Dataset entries
□ □ □ □ □

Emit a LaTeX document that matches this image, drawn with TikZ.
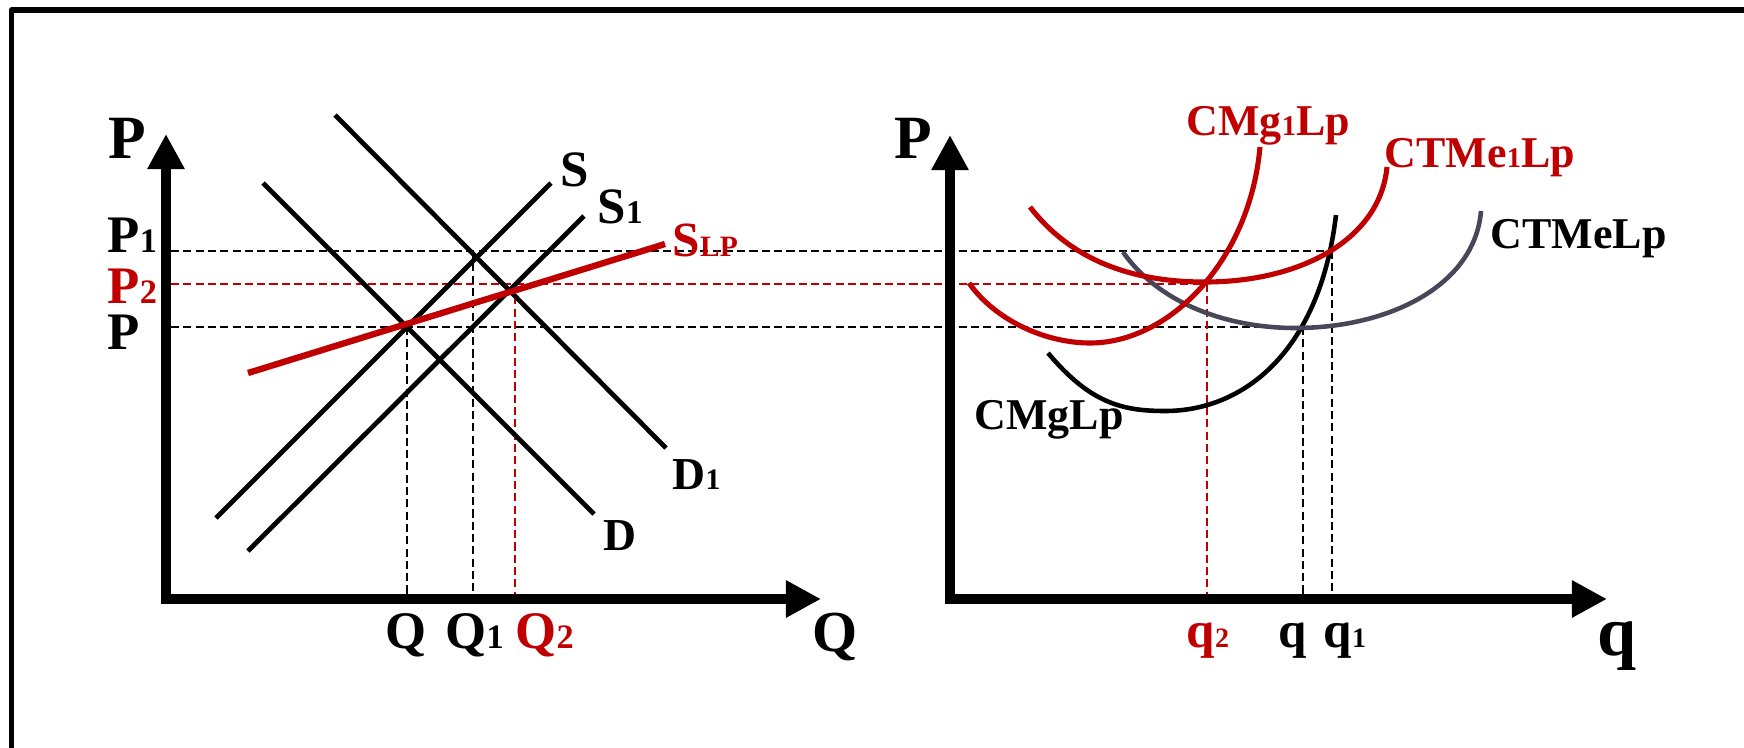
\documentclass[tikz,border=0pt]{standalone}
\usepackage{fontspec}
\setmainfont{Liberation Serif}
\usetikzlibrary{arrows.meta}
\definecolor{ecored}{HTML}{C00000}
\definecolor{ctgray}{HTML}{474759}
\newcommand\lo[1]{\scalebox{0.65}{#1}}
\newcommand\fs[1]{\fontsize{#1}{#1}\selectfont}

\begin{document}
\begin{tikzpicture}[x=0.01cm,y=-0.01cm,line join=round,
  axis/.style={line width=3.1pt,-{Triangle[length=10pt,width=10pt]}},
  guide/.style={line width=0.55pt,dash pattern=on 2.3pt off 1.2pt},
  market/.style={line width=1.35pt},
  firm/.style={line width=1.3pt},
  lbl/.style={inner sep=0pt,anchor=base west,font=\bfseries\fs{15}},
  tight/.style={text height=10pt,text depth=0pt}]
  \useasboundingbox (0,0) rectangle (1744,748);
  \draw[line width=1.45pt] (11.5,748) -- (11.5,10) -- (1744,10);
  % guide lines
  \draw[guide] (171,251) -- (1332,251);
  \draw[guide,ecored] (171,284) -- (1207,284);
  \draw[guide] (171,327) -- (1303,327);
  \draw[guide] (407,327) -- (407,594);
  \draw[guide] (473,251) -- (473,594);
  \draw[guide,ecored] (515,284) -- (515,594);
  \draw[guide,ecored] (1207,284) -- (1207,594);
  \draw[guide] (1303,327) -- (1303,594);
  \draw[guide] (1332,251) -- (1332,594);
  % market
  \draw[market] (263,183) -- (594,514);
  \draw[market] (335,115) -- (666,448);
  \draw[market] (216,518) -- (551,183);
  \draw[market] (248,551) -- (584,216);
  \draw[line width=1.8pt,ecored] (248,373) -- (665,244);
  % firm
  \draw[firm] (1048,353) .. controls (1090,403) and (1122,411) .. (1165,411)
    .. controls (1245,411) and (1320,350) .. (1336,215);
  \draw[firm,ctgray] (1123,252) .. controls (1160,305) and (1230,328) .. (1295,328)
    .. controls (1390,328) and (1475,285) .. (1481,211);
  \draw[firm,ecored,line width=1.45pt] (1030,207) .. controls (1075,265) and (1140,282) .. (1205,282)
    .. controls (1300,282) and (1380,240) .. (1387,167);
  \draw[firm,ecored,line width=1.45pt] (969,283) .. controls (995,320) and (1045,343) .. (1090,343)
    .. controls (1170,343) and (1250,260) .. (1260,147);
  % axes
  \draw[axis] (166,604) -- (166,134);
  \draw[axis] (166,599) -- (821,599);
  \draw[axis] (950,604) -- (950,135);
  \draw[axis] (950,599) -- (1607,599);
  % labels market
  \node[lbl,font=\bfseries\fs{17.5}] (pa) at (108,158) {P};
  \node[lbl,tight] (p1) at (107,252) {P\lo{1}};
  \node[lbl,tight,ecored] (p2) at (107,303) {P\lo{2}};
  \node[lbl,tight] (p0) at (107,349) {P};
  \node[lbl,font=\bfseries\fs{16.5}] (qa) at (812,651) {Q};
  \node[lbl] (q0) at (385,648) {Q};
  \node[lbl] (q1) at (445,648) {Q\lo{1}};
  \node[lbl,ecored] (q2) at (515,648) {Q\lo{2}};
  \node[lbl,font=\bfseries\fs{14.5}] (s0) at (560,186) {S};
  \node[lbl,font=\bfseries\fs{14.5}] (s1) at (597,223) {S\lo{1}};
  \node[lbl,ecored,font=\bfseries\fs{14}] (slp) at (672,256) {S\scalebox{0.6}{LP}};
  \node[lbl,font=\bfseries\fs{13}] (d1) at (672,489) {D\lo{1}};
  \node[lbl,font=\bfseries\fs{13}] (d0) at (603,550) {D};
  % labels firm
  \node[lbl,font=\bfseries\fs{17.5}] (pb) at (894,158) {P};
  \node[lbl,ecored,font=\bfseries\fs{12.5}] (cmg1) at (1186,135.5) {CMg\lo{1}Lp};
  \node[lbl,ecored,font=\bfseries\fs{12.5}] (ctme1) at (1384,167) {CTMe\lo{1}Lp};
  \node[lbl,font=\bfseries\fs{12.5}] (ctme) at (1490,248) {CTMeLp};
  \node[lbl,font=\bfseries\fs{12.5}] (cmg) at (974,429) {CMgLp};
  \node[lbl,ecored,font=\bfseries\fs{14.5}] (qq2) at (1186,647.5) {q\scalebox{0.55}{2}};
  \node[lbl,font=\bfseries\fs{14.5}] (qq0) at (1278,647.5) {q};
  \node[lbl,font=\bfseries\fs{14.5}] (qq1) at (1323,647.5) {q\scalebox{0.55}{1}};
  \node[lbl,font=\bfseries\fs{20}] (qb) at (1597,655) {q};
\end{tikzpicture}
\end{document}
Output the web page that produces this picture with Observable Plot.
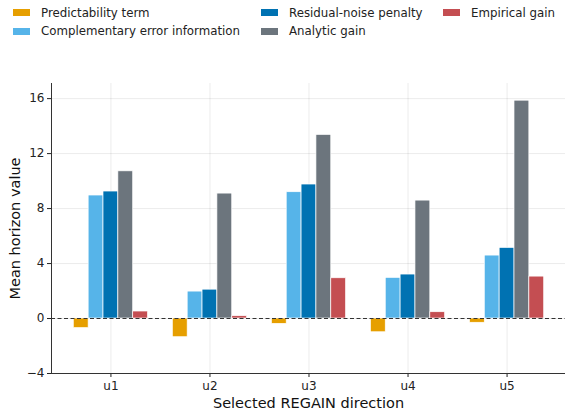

□ □ □ □ □

STATED PROBLEM
Repeat the material exactly as it reads, without any of its pictures.

REPLY TO THE TASK
Emit a LaTeX document that matches this image, drawn with TikZ.
\documentclass[tikz,border=0pt]{standalone}
\usepackage{fontspec}
\setmainfont{Liberation Serif}
\usetikzlibrary{arrows.meta}
\definecolor{ecored}{HTML}{C00000}
\definecolor{ctgray}{HTML}{474759}
\newcommand\lo[1]{\scalebox{0.65}{#1}}
\newcommand\fs[1]{\fontsize{#1}{#1}\selectfont}

\begin{document}
\begin{tikzpicture}[x=0.01cm,y=-0.01cm,line join=round,
  axis/.style={line width=3.1pt,-{Triangle[length=10pt,width=10pt]}},
  guide/.style={line width=0.55pt,dash pattern=on 2.3pt off 1.2pt},
  market/.style={line width=1.35pt},
  firm/.style={line width=1.3pt},
  lbl/.style={inner sep=0pt,anchor=base west,font=\bfseries\fs{15}},
  tight/.style={text height=10pt,text depth=0pt}]
  \useasboundingbox (0,0) rectangle (1744,748);
  \draw[line width=1.45pt] (11.5,748) -- (11.5,10) -- (1744,10);
  % guide lines
  \draw[guide] (171,251) -- (1332,251);
  \draw[guide,ecored] (171,284) -- (1207,284);
  \draw[guide] (171,327) -- (1303,327);
  \draw[guide] (407,327) -- (407,594);
  \draw[guide] (473,251) -- (473,594);
  \draw[guide,ecored] (515,284) -- (515,594);
  \draw[guide,ecored] (1207,284) -- (1207,594);
  \draw[guide] (1303,327) -- (1303,594);
  \draw[guide] (1332,251) -- (1332,594);
  % market
  \draw[market] (263,183) -- (594,514);
  \draw[market] (335,115) -- (666,448);
  \draw[market] (216,518) -- (551,183);
  \draw[market] (248,551) -- (584,216);
  \draw[line width=1.8pt,ecored] (248,373) -- (665,244);
  % firm
  \draw[firm] (1048,353) .. controls (1090,403) and (1122,411) .. (1165,411)
    .. controls (1245,411) and (1320,350) .. (1336,215);
  \draw[firm,ctgray] (1123,252) .. controls (1160,305) and (1230,328) .. (1295,328)
    .. controls (1390,328) and (1475,285) .. (1481,211);
  \draw[firm,ecored,line width=1.45pt] (1030,207) .. controls (1075,265) and (1140,282) .. (1205,282)
    .. controls (1300,282) and (1380,240) .. (1387,167);
  \draw[firm,ecored,line width=1.45pt] (969,283) .. controls (995,320) and (1045,343) .. (1090,343)
    .. controls (1170,343) and (1250,260) .. (1260,147);
  % axes
  \draw[axis] (166,604) -- (166,134);
  \draw[axis] (166,599) -- (821,599);
  \draw[axis] (950,604) -- (950,135);
  \draw[axis] (950,599) -- (1607,599);
  % labels market
  \node[lbl,font=\bfseries\fs{17.5}] (pa) at (108,158) {P};
  \node[lbl,tight] (p1) at (107,252) {P\lo{1}};
  \node[lbl,tight,ecored] (p2) at (107,303) {P\lo{2}};
  \node[lbl,tight] (p0) at (107,349) {P};
  \node[lbl,font=\bfseries\fs{16.5}] (qa) at (812,651) {Q};
  \node[lbl] (q0) at (385,648) {Q};
  \node[lbl] (q1) at (445,648) {Q\lo{1}};
  \node[lbl,ecored] (q2) at (515,648) {Q\lo{2}};
  \node[lbl,font=\bfseries\fs{14.5}] (s0) at (560,186) {S};
  \node[lbl,font=\bfseries\fs{14.5}] (s1) at (597,223) {S\lo{1}};
  \node[lbl,ecored,font=\bfseries\fs{14}] (slp) at (672,256) {S\scalebox{0.6}{LP}};
  \node[lbl,font=\bfseries\fs{13}] (d1) at (672,489) {D\lo{1}};
  \node[lbl,font=\bfseries\fs{13}] (d0) at (603,550) {D};
  % labels firm
  \node[lbl,font=\bfseries\fs{17.5}] (pb) at (894,158) {P};
  \node[lbl,ecored,font=\bfseries\fs{12.5}] (cmg1) at (1186,135.5) {CMg\lo{1}Lp};
  \node[lbl,ecored,font=\bfseries\fs{12.5}] (ctme1) at (1384,167) {CTMe\lo{1}Lp};
  \node[lbl,font=\bfseries\fs{12.5}] (ctme) at (1490,248) {CTMeLp};
  \node[lbl,font=\bfseries\fs{12.5}] (cmg) at (974,429) {CMgLp};
  \node[lbl,ecored,font=\bfseries\fs{14.5}] (qq2) at (1186,647.5) {q\scalebox{0.55}{2}};
  \node[lbl,font=\bfseries\fs{14.5}] (qq0) at (1278,647.5) {q};
  \node[lbl,font=\bfseries\fs{14.5}] (qq1) at (1323,647.5) {q\scalebox{0.55}{1}};
  \node[lbl,font=\bfseries\fs{20}] (qb) at (1597,655) {q};
\end{tikzpicture}
\end{document}
Output the web page that produces this picture with Observable Plot.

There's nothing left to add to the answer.